>> Begin RAW RECORDS

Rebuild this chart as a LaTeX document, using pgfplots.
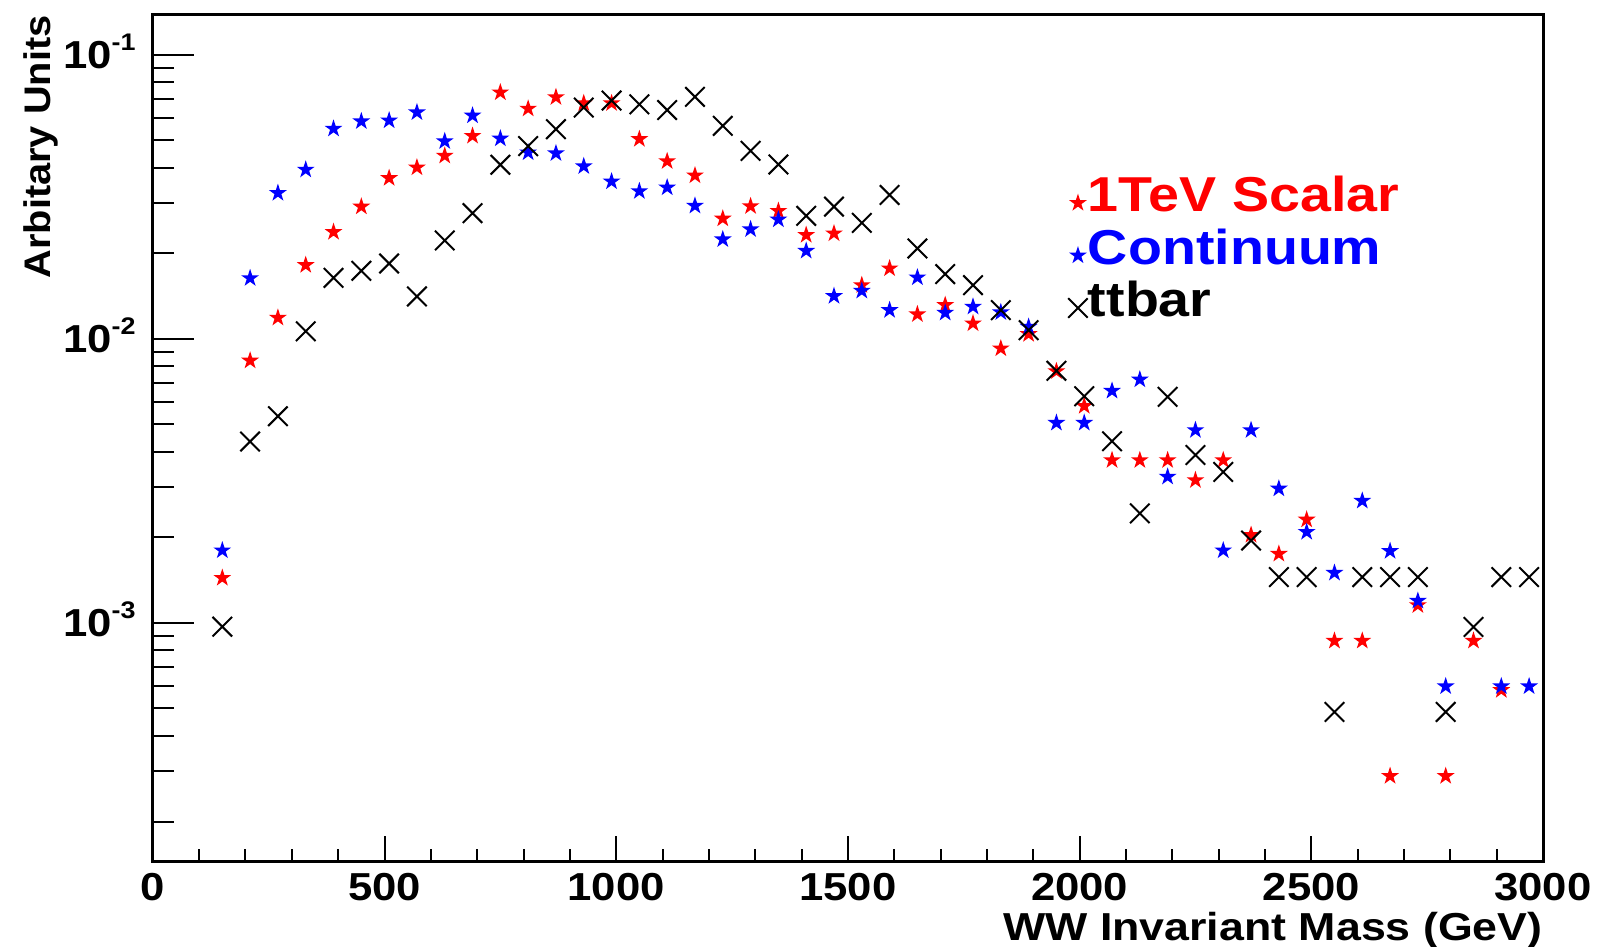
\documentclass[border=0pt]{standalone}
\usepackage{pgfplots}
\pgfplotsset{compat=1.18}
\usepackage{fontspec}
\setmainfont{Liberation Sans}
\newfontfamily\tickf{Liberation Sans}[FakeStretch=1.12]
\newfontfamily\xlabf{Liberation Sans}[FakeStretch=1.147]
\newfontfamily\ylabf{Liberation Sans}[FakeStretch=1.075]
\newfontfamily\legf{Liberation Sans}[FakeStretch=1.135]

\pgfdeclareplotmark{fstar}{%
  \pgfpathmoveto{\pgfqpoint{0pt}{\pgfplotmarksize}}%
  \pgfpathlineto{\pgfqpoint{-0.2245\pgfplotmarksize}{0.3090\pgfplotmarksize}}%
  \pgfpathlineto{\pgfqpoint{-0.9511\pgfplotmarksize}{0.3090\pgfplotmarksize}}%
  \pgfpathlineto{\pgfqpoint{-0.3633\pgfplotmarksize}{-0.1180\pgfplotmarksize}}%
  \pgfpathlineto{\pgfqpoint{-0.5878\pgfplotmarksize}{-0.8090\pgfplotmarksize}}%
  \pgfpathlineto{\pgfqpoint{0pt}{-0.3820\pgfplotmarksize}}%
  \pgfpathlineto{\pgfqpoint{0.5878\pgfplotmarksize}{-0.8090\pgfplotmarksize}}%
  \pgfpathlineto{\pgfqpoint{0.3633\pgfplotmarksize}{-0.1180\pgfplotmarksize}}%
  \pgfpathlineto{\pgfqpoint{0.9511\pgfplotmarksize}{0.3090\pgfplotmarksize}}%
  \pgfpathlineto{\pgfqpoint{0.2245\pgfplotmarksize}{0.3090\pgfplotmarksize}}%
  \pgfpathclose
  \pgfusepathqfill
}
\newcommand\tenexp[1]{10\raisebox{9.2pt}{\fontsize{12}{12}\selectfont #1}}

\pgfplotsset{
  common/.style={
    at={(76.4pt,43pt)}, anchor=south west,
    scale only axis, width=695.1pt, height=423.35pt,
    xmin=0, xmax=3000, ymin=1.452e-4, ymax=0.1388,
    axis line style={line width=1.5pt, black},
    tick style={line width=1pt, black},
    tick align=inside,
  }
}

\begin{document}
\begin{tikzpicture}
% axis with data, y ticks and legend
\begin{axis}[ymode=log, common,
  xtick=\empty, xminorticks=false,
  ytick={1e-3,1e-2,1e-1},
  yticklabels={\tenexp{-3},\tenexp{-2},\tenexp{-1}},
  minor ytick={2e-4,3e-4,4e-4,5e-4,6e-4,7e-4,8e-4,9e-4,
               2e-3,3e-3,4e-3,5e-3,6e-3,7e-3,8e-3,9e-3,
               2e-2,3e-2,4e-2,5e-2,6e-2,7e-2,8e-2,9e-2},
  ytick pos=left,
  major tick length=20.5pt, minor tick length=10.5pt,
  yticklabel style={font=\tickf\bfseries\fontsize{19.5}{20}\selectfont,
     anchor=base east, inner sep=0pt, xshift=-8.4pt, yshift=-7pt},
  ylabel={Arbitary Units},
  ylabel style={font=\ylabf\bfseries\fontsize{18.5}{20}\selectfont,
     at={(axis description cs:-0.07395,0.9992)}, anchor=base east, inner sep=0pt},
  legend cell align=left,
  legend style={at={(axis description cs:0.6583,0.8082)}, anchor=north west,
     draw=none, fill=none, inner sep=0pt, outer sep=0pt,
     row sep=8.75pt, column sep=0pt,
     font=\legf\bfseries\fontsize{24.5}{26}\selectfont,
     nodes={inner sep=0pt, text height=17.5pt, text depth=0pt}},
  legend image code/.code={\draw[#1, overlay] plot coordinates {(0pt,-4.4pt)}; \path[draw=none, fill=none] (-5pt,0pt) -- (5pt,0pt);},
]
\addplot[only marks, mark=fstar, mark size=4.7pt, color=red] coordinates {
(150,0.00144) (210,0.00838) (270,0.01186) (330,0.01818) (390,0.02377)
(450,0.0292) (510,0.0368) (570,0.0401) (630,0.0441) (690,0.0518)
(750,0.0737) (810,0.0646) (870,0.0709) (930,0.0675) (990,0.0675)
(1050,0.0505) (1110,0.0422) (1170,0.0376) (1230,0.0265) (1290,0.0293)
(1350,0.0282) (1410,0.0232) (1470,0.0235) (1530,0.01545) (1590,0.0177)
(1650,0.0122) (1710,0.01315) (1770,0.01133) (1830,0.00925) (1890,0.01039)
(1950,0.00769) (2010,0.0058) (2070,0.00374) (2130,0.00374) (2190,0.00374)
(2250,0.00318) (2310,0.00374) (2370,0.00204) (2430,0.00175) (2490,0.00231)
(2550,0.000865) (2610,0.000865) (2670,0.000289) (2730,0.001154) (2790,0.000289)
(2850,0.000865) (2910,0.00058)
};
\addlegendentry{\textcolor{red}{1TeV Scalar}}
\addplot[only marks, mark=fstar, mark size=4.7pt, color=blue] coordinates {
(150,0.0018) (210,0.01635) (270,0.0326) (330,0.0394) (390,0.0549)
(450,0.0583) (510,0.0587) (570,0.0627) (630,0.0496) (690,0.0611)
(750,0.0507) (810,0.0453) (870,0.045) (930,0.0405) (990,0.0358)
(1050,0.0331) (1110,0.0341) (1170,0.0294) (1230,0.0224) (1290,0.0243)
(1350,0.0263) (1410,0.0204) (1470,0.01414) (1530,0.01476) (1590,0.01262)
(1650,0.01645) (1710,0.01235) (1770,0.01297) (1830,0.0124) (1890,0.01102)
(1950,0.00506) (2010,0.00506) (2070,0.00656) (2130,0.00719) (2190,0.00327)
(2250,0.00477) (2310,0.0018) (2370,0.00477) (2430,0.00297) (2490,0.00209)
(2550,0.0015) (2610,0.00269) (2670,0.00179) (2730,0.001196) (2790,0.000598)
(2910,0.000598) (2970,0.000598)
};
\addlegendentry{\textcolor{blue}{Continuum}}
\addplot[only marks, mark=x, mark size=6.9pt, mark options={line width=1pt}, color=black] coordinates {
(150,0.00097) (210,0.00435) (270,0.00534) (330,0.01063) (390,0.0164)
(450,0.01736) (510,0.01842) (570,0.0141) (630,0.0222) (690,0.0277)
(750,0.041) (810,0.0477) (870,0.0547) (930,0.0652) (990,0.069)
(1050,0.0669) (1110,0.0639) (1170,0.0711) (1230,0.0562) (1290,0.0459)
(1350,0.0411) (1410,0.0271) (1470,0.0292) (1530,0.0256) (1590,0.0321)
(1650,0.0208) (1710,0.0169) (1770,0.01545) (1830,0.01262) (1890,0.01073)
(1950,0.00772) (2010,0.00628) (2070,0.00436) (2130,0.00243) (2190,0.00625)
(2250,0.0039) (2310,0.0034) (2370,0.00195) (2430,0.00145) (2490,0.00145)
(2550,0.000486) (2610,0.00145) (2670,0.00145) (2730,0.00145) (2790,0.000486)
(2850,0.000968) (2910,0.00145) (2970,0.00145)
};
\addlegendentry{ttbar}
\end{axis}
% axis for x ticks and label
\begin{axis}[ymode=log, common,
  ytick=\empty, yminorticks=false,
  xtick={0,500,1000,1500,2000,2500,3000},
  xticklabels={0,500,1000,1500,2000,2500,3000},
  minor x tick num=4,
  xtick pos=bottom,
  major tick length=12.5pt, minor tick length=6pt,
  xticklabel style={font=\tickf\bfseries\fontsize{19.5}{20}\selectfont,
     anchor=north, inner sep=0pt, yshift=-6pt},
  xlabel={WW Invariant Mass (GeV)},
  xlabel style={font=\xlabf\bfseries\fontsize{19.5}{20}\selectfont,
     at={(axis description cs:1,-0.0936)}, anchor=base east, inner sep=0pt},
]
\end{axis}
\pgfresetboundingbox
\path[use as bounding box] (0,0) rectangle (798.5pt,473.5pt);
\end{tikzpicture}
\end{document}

>> End RAW RECORDS
>> Begin RAW RECORDS

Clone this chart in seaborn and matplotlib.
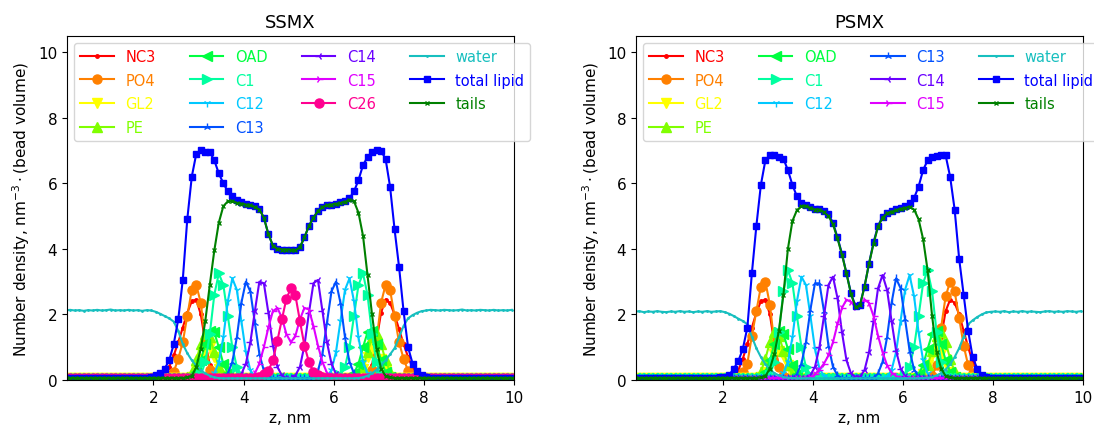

>> End RAW RECORDS

_BRIEF_
Find the string "chart" in the records, then copy each line where it occurs.

_TASK ANSWER_
Rebuild this chart as a LaTeX document, using pgfplots.
Clone this chart in seaborn and matplotlib.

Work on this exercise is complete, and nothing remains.